Self-Preservation doesn’t encourage that in you. Self-Preservation tries to cling to the things that were. But, baby, those things simply aren’t anymore. There’s nothing you can do about that. I’m sorry if that’s not the way you wanted it, but, sweetheart, that’s the way it is. And that’s okay.

Change is a good thing, honest. Change is a requirement of growth. And trust you me, there is nothing more tragic than when a being stops growing. Stops becoming everything it was meant to become.

A friend told me that the enemy traps women through their emotions, but I think he traps us through our lack of emotions, too. And I believe the latter trap is far more deadly than the first.

So I said goodbye to Self-Preservation and made Sorrow and Heartache my friends. And maybe it’s morbid to say I love the way they make me feel, but I do. I do because they make me feel where Self-Preservation offered nothing but numbness.

But God is good and life is beautiful and pain is not all I feel.

Oh no, pain is a mere side effect of love. And love is so much bigger than pain. Love makes all the pain worth it.

So I don’t care. I don’t care if it defies the laws of self-preservation; I’m always going to love you this big.

Because you’re worth it.

Every single moment of loving you is worth it. In both the good times and the bad.

And maybe it’s true that you’ll only break my heart. Everyone tells me I shouldn’t be okay with that, but, darling, I am. I’m okay to be ripped apart, shredded open, and ravaged to pieces by you.

Because I think someone should care that much. And I think someone should love you that deeply. And I’ve never been good at giving anything less than everything.

So maybe it’s my own form of self-preservation—to love you with all that I am.

(So go ahead and rip my heart apart. Send an email to beyondwaiting@yahoo.com and tell me how you’re really doing. I want to know your story, I’m willing to enter your tragedy, and I promise to send a little love your way in response.)

Unconditional

In youth group this week, we were talking about God as our Father. When I got the girls into small group, one of them looked at me and said, “I get that God loves us, but what I don’t understand is why.” She then expounded upon what horrible beings we are and basically asked why God even bothers with us.

Whoa.

It’s probably a good thing that I don’t think it’s my job to give answers, but to spark discussion, because those girls have rendered me speechless time and time again.
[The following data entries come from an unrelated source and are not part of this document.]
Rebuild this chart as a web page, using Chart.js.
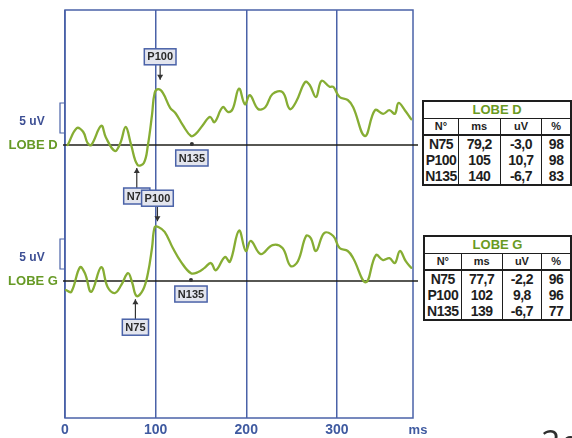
<!DOCTYPE html>
<html>
<head>
<meta charset="utf-8">
<script src="https://cdn.jsdelivr.net/npm/chart.js@4.4.1/dist/chart.umd.min.js"></script>
<style>
  html, body { margin: 0; padding: 0; background: #fff; overflow: hidden; }
  #wrap { position: relative; width: 572px; height: 438px; overflow: hidden; }
  canvas { position: absolute; left: 0; top: 0; }
  table.res {
    position: absolute; border-collapse: collapse; border: 2px solid #1e1e1e;
    font-family: Arial, "Liberation Sans", sans-serif; font-weight: bold; color: #1e1e1e;
    background: #fff;
  }
  table.res td { padding: 0; text-align: center; border-left: 1.5px solid #1e1e1e; white-space: nowrap; }
  table.res tr.title td { color: #6a9a22; font-size: 13px; height: 16px; line-height: 16px; border-bottom: 1.5px solid #1e1e1e; }
  table.res tr.head td { font-size: 11px; height: 15px; line-height: 15px; border-bottom: 2px solid #1e1e1e; }
  table.res tr.row td { font-size: 14px; height: 16px; line-height: 16px; letter-spacing: -0.5px; }
</style>
</head>
<body>
<div id="wrap">
  <canvas id="vep" width="572" height="438"></canvas>
</div>
<script>
// axe temporel (ms)
const msTicks = [0, 100, 200, 300];

// tracé LOBE D : temps (ms) / amplitude (uV)
const timeD = [3, 13, 20, 25, 29, 40, 45, 55, 61, 67, 73, 80, 87, 91.5, 96, 99, 103, 108, 116, 122,
  130, 139, 144, 152, 160, 165, 174, 180, 185, 192, 198.5, 204, 213, 221, 229, 240, 248, 255, 265, 270,
  277, 283, 292, 296, 303, 312, 318, 331, 342, 351, 358, 364, 368, 375, 382];
const valD = [0, 2.8, 2.2, 0.3, 0, 3.2, 1.3, -1.0, 0.3, 3.0, 0, -3.3, -3.0, 0, 5.0, 8.7, 9.3, 8.7, 6.2, 5.3,
  3.3, 1.5, 1.8, 3.3, 4.7, 3.8, 6.3, 5.5, 6.0, 9.4, 6.8, 8.3, 6.0, 6.3, 8.5, 8.8, 6.0, 7.2, 10.5, 10.0,
  8.0, 10.7, 9.7, 9.7, 8.0, 7.5, 6.3, 1.5, 5.8, 5.2, 5.8, 5.2, 7.0, 5.8, 4.3];

// tracé LOBE G
const timeG = [1, 7, 16.5, 22, 29, 40, 47, 55, 62, 69.5, 74, 79, 86, 91.5, 96, 99, 103, 110, 119, 128,
  139, 147, 154, 161, 166.5, 176.5, 182, 192, 199.5, 205, 216, 229, 240, 249, 257, 266, 271, 277, 286, 296,
  303, 312, 318, 332, 343, 351, 358, 364, 369.5, 376, 382];
const valG = [-1.5, -1.8, 2.3, 1.3, -1.8, 2.3, -1.0, -2.0, -0.7, 1.3, -0.2, -2.5, -1.5, 1.3, 5.5, 9.0, 9.0, 8.2, 5.5, 3.2,
  1.3, 1.5, 2.2, 3.0, 1.8, 4.0, 3.2, 8.4, 5.0, 6.7, 4.5, 6.0, 5.5, 2.5, 3.3, 7.5, 7.2, 5.0, 8.0, 7.5,
  5.5, 5.0, 3.8, -0.2, 4.3, 3.5, 3.8, 3.0, 5.0, 3.3, 2.2];

// résultats
const peakNames = ['N75', 'P100', 'N135'];
const latD = [79.2, 105, 140];
const ampD = [-3.0, 10.7, -6.7];
const pctD = [98, 98, 83];
const latG = [77.7, 102, 139];
const ampG = [-2.2, 9.8, -6.7];
const pctG = [96, 96, 77];

const BLUE = '#4a62a8';
const GREEN_TRACE = '#86ad33';
const GREEN_TXT = '#679a26';

function fmt(v, always) {
  if (!always && Number.isInteger(v)) return String(v);
  return v.toFixed(1).replace('.', ',');
}

function buildTable(title, lat, amp, pct, left, top, widths) {
  const t = document.createElement('table');
  t.className = 'res';
  t.style.left = left + 'px';
  t.style.top = top + 'px';
  let html = '<colgroup>' + widths.map(w => '<col style="width:' + w + 'px">').join('') + '</colgroup>';
  html += '<tr class="title"><td colspan="4">' + title + '</td></tr>';
  html += '<tr class="head"><td>N°</td><td>ms</td><td>uV</td><td>%</td></tr>';
  for (let i = 0; i < peakNames.length; i++) {
    html += '<tr class="row"><td>' + peakNames[i] + '</td><td>' + fmt(lat[i]) + '</td><td>' +
      fmt(amp[i], true) + '</td><td>' + pct[i] + '</td></tr>';
  }
  t.innerHTML = html;
  document.getElementById('wrap').appendChild(t);
}

buildTable('LOBE D', latD, ampD, pctD, 422, 100, [36, 45, 45, 32]);
buildTable('LOBE G', latG, ampG, pctG, 423, 235, [38, 44, 43, 32]);

function drawBox(ctx, text, cx, cy) {
  ctx.font = 'bold 11px Arial, "Liberation Sans", sans-serif';
  const w = ctx.measureText(text).width + 6;
  const h = 16;
  ctx.fillStyle = '#e3e5ee';
  ctx.fillRect(cx - w / 2, cy - h / 2, w, h);
  ctx.strokeStyle = BLUE;
  ctx.lineWidth = 1.5;
  ctx.strokeRect(cx - w / 2, cy - h / 2, w, h);
  ctx.fillStyle = '#2a2a2a';
  ctx.textAlign = 'center';
  ctx.textBaseline = 'middle';
  ctx.fillText(text, cx, cy + 0.5);
}

function drawArrow(ctx, x, y1, y2) {
  ctx.strokeStyle = '#333';
  ctx.fillStyle = '#333';
  ctx.lineWidth = 1.2;
  ctx.beginPath();
  ctx.moveTo(x, y1);
  ctx.lineTo(x, y2);
  ctx.stroke();
  const d = y2 > y1 ? 1 : -1;
  ctx.beginPath();
  ctx.moveTo(x, y2);
  ctx.lineTo(x - 3, y2 - d * 5);
  ctx.lineTo(x + 3, y2 - d * 5);
  ctx.closePath();
  ctx.fill();
}

const vepDecor = {
  id: 'vepDecor',
  beforeDatasetsDraw(chart) {
    const { ctx, chartArea: a, scales } = chart;
    ctx.save();
    // cadre
    ctx.strokeStyle = BLUE;
    ctx.lineWidth = 1.5;
    ctx.strokeRect(a.left, a.top, a.right - a.left, a.bottom - a.top);
    // lignes de base
    [['yD', 'LOBE D'], ['yG', 'LOBE G']].forEach(([id, name]) => {
      const ys = scales[id];
      const y0 = ys.getPixelForValue(0);
      ctx.strokeStyle = '#1f1f1a';
      ctx.lineWidth = 1.5;
      ctx.beginPath();
      ctx.moveTo(a.left - 2, y0);
      ctx.lineTo(a.right + 5, y0);
      ctx.stroke();
      // échelle 5 uV
      const yb = ys.getPixelForValue(2);
      const yt = ys.getPixelForValue(7);
      ctx.strokeStyle = BLUE;
      ctx.lineWidth = 1.2;
      ctx.beginPath();
      ctx.moveTo(a.left, yt);
      ctx.lineTo(a.left - 5, yt);
      ctx.lineTo(a.left - 5, yb);
      ctx.lineTo(a.left, yb);
      ctx.stroke();
      ctx.textAlign = 'center';
      ctx.textBaseline = 'middle';
      ctx.fillStyle = '#3d4f94';
      ctx.font = 'bold 12px Arial, "Liberation Sans", sans-serif';
      ctx.fillText('5 uV', 32, (yb + yt) / 2 + 4);
      ctx.fillStyle = GREEN_TXT;
      ctx.font = 'bold 13px Arial, "Liberation Sans", sans-serif';
      ctx.fillText(name, 33, y0);
    });
    ctx.restore();
  },
  afterDatasetsDraw(chart) {
    const { ctx, chartArea: a, scales } = chart;
    const x = scales.x;
    ctx.save();
    [['yD', latD, ampD], ['yG', latG, ampG]].forEach(([id, lat, amp]) => {
      const ys = scales[id];
      const y0 = ys.getPixelForValue(0);
      peakNames.forEach((name, i) => {
        const px = x.getPixelForValue(lat[i]);
        const py = ys.getPixelForValue(amp[i]);
        if (name === 'P100') {
          const cy = py - 24;
          drawArrow(ctx, px, cy + 8, py - 1);
          drawBox(ctx, name, px, cy);
        } else if (name === 'N75') {
          const tip = py + 5;
          const cy = tip + 28;
          drawArrow(ctx, px, cy - 8, tip);
          drawBox(ctx, name, px, cy);
        } else {
          ctx.fillStyle = '#333';
          ctx.beginPath();
          ctx.arc(px, y0 - 1, 2, 0, Math.PI * 2);
          ctx.fill();
          drawBox(ctx, name, px, y0 + 13);
        }
      });
    });
    // unité
    ctx.fillStyle = '#3f5aa0';
    ctx.font = 'bold 13px Arial, "Liberation Sans", sans-serif';
    ctx.textAlign = 'center';
    ctx.textBaseline = 'middle';
    ctx.fillText('ms', a.right + 5, a.bottom + 12);
    // numéro de page (coupé)
    ctx.fillStyle = '#2e2e2e';
    ctx.font = '34px "Open Sans", sans-serif';
    ctx.textAlign = 'left';
    ctx.textBaseline = 'alphabetic';
    ctx.fillText('2e', 541, 455);
    ctx.restore();
  }
};

const toPoints = (t, v) => t.map((ms, i) => ({ x: ms, y: v[i] }));

new Chart(document.getElementById('vep'), {
  type: 'line',
  data: {
    datasets: [
      { label: 'LOBE D', data: toPoints(timeD, valD), yAxisID: 'yD' },
      { label: 'LOBE G', data: toPoints(timeG, valG), yAxisID: 'yG' }
    ]
  },
  options: {
    responsive: false,
    animation: false,
    devicePixelRatio: 1,
    layout: { padding: { left: 65, right: 159, top: 10, bottom: 0 } },
    elements: {
      line: { borderColor: GREEN_TRACE, borderWidth: 2.3, tension: 0.4, borderJoinStyle: 'round', borderCapStyle: 'round' },
      point: { radius: 0 }
    },
    plugins: { legend: { display: false }, tooltip: { enabled: false } },
    scales: {
      x: {
        type: 'linear',
        min: 0,
        max: 384,
        afterBuildTicks: s => { s.ticks = msTicks.map(v => ({ value: v })); },
        afterFit: s => { s.height = 20; },
        border: { display: false },
        grid: { color: BLUE, lineWidth: 1.5, drawTicks: false },
        ticks: {
          color: '#3f5aa0',
          padding: 4,
          maxRotation: 0,
          font: { family: 'Arial, "Liberation Sans", sans-serif', size: 14, weight: 'bold' }
        }
      },
      yD: { type: 'linear', display: false, min: -45.5, max: 22.5 },
      yG: { type: 'linear', display: false, min: -22.83, max: 45.17 }
    }
  },
  plugins: [vepDecor]
});
</script>
</body>
</html>
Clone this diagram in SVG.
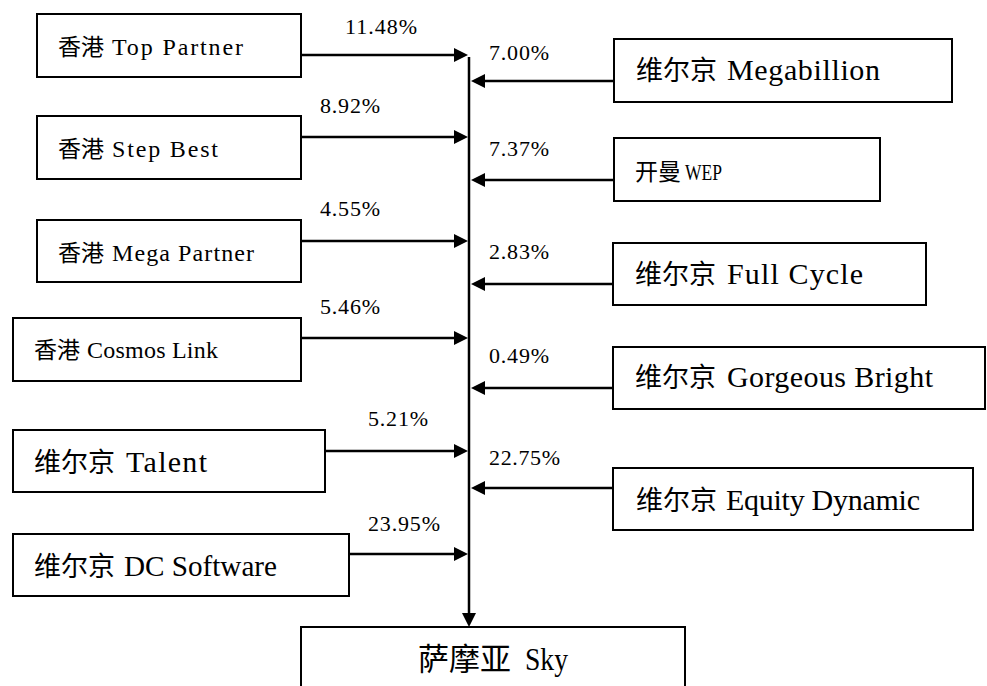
<svg xmlns="http://www.w3.org/2000/svg" width="987" height="686" viewBox="0 0 987 686">
<style>
  rect.box { fill: #ffffff; stroke: #000000; stroke-width: 2; }
  line.c { stroke: #000000; stroke-width: 2.5; marker-end: url(#arr); }
  text { font-family: "Liberation Serif", "Noto Sans CJK SC", serif; fill: #000000; }
  text.sm { font-size: 23px; }
  text.lg { font-size: 27px; }
  text.xl { font-size: 31px; }
  text.pct { font-size: 22px; }
  tspan.lat { font-family: "Liberation Serif", serif; }
  text.sm tspan.lat { font-size: 24px; }
  text.lg tspan.lat { font-size: 30px; }
  text.xl tspan.lat { font-size: 31px; }
</style>
<defs>
  <marker id="arr" markerUnits="userSpaceOnUse" markerWidth="14" markerHeight="14" refX="8" refY="7" orient="auto">
    <path d="M0,0 L14,7 L0,14 z" fill="#000000"/>
  </marker>
</defs>
<rect x="0" y="0" width="987" height="686" fill="#ffffff"/>

<g id="connectors">
  <line class="c" x1="469" y1="57" x2="469" y2="621"/>
  <line class="c" x1="301" y1="55" x2="462" y2="55"/>
  <line class="c" x1="301" y1="137" x2="462" y2="137"/>
  <line class="c" x1="301" y1="241" x2="462" y2="241"/>
  <line class="c" x1="301" y1="338" x2="462" y2="338"/>
  <line class="c" x1="325" y1="451" x2="462" y2="451"/>
  <line class="c" x1="349" y1="554" x2="462" y2="554"/>
  <line class="c" x1="614" y1="81" x2="477" y2="81"/>
  <line class="c" x1="614" y1="180" x2="477" y2="180"/>
  <line class="c" x1="613" y1="284" x2="477" y2="284"/>
  <line class="c" x1="613" y1="388" x2="477" y2="388"/>
  <line class="c" x1="613" y1="488" x2="477" y2="488"/>
  <text class="pct" x="345" y="34" textLength="72" lengthAdjust="spacing">11.48%</text>
  <text class="pct" x="320" y="113" textLength="60" lengthAdjust="spacing">8.92%</text>
  <text class="pct" x="320" y="216" textLength="60" lengthAdjust="spacing">4.55%</text>
  <text class="pct" x="320" y="314" textLength="60" lengthAdjust="spacing">5.46%</text>
  <text class="pct" x="368" y="426" textLength="60" lengthAdjust="spacing">5.21%</text>
  <text class="pct" x="368" y="531" textLength="72" lengthAdjust="spacing">23.95%</text>
  <text class="pct" x="489" y="60" textLength="60" lengthAdjust="spacing">7.00%</text>
  <text class="pct" x="489" y="156" textLength="60" lengthAdjust="spacing">7.37%</text>
  <text class="pct" x="489" y="259" textLength="60" lengthAdjust="spacing">2.83%</text>
  <text class="pct" x="489" y="363" textLength="60" lengthAdjust="spacing">0.49%</text>
  <text class="pct" x="489" y="465" textLength="71" lengthAdjust="spacing">22.75%</text>
</g>

<g id="hk-top-partner">
  <rect class="box" x="37" y="14" width="264" height="63"/>
  <text class="sm" x="58" y="55">香港 <tspan class="lat" x="112" textLength="131" lengthAdjust="spacing">Top Partner</tspan></text>
</g>
<g id="hk-step-best">
  <rect class="box" x="37" y="116" width="264" height="63"/>
  <text class="sm" x="58" y="157">香港 <tspan class="lat" x="112" textLength="106" lengthAdjust="spacing">Step Best</tspan></text>
</g>
<g id="hk-mega-partner">
  <rect class="box" x="37" y="220" width="264" height="62"/>
  <text class="sm" x="58" y="261">香港 <tspan class="lat" x="112" textLength="142" lengthAdjust="spacing">Mega Partner</tspan></text>
</g>
<g id="hk-cosmos-link">
  <rect class="box" x="13" y="318" width="288" height="63"/>
  <text class="sm" x="34" y="358">香港 <tspan class="lat" x="87" textLength="131" lengthAdjust="spacing">Cosmos Link</tspan></text>
</g>
<g id="bvi-talent">
  <rect class="box" x="13" y="430" width="312" height="62"/>
  <text class="lg" x="34" y="472">维尔京 <tspan class="lat" x="126" textLength="81" lengthAdjust="spacing">Talent</tspan></text>
</g>
<g id="bvi-dc-software">
  <rect class="box" x="13" y="534" width="336" height="62"/>
  <text class="lg" x="34" y="576">维尔京 <tspan class="lat" x="124" textLength="153" lengthAdjust="spacingAndGlyphs">DC Software</tspan></text>
</g>
<g id="bvi-megabillion">
  <rect class="box" x="614" y="39" width="338" height="63"/>
  <text class="lg" x="636" y="80">维尔京 <tspan class="lat" x="727" textLength="153" lengthAdjust="spacing">Megabillion</tspan></text>
</g>
<g id="cayman-wep">
  <rect class="box" x="614" y="138" width="266" height="63"/>
  <text class="sm" x="635" y="180">开曼 <tspan class="lat" x="685" textLength="37" lengthAdjust="spacingAndGlyphs">WEP</tspan></text>
</g>
<g id="bvi-full-cycle">
  <rect class="box" x="613" y="243" width="313" height="62"/>
  <text class="lg" x="635" y="284">维尔京 <tspan class="lat" x="727" textLength="136" lengthAdjust="spacing">Full Cycle</tspan></text>
</g>
<g id="bvi-gorgeous-bright">
  <rect class="box" x="613" y="347" width="372" height="62"/>
  <text class="lg" x="635" y="387">维尔京 <tspan class="lat" x="727" textLength="206" lengthAdjust="spacing">Gorgeous Bright</tspan></text>
</g>
<g id="bvi-equity-dynamic">
  <rect class="box" x="613" y="468" width="360" height="62"/>
  <text class="lg" x="636" y="510">维尔京 <tspan class="lat" x="726" textLength="194" lengthAdjust="spacing">Equity Dynamic</tspan></text>
</g>
<g id="samoa-sky">
  <rect class="box" x="301" y="627" width="384" height="90"/>
  <text class="xl" x="418" y="670">萨摩亚 <tspan class="lat" x="525" textLength="43" lengthAdjust="spacingAndGlyphs">Sky</tspan></text>
</g>
</svg>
Because I don’t think there’s a “why” answer when it comes to love.

Love is not something that can be explained logically; it simply is. At some point you make a choice, conscious or unconscious, to love another person and that is simply what you do. If we flawed human beings can figure that out, wouldn’t you suppose that a perfect God would be capable of the same thing?

The love my student was describing to me had stipulations. God should love us… until we fail Him, in which case He should turn His back on us forever.

But that’s not what love does. And God is Love, so that’s not what God does either.

So here this girl is asking me why, and I’m simply sitting there with my mouth poised in an answer that never comes. Because I don’t have an answer. Not really. I can’t explain why God loves us even when we spit in His face any more than I can explain why I still love my brother even though he once punched a tooth out of my mouth.

He’s my brother, and I love him; we’re God’s children, and He loves us. I could have said that to my student the other day, but I don’t think it’s a satisfactory answer for most people. I don’t know why it is for me.

I’m always a little hesitant to say this because it seems like it shouldn’t be possible, but I’ve never had a problem with the Unconditional thing. Maybe it’s because I spent a lifetime in church, where it has been permanently ingrained in my being. Maybe it’s because I have parents who would still welcome me home if I showed up on their doorstep pregnant or strung out on drugs. Or maybe it’s because my personality type according to Disney has been summarized as “Most likely to remain faithful to you even after being transfigured into an anthropomorphic clock under a curse that you caused.” (I never saw any similarities between me and Cogsworth until that moment, but now I kind of feel like I need to watch Beauty and the Beast for the hundredth time.)

In any case, I can do the Unconditional thing. I think that’s the piece of God’s image He gave specifically to me, and I’m grateful for it. Even though it has torn my heart asunder a thousand times, I’m glad I can still love freely and deeply.

Because I want to be the one who would leave the porch light on for my children to come home—perhaps in far worse shape than I would choose to find them—but home nonetheless.

I’ve always only ever wanted to be someone you can come home to.

I had a conversation with a preschooler one day. She sat down on the bench next to me, screwed up her face like she was thinking real hard, and finally asked, “Why does Brookie love you so much?”

As if I could know the motives of a child who couldn’t yet speak a word more than my name. As if I could put words to what happened in my heart when I first held her infant form in my arms. I chose her, and she chose me, and there’s not a child or teacher in that school who doesn’t know that Brooke is Miss Rebekah’s baby. How do you explain something as miraculous as that?

“I don’t know,” I said. “Why do you love me so much?”

There was a moment’s pause as she thought about it. “I don’t know.”

And she snuggled up under my arm because the whys didn’t matter.
Because she knew she’d always have a place between my shoulder and my heart.
I love her, and she loves me, and it’s the sort of thing that’s unconditional.
And we all need a little bit of unconditional.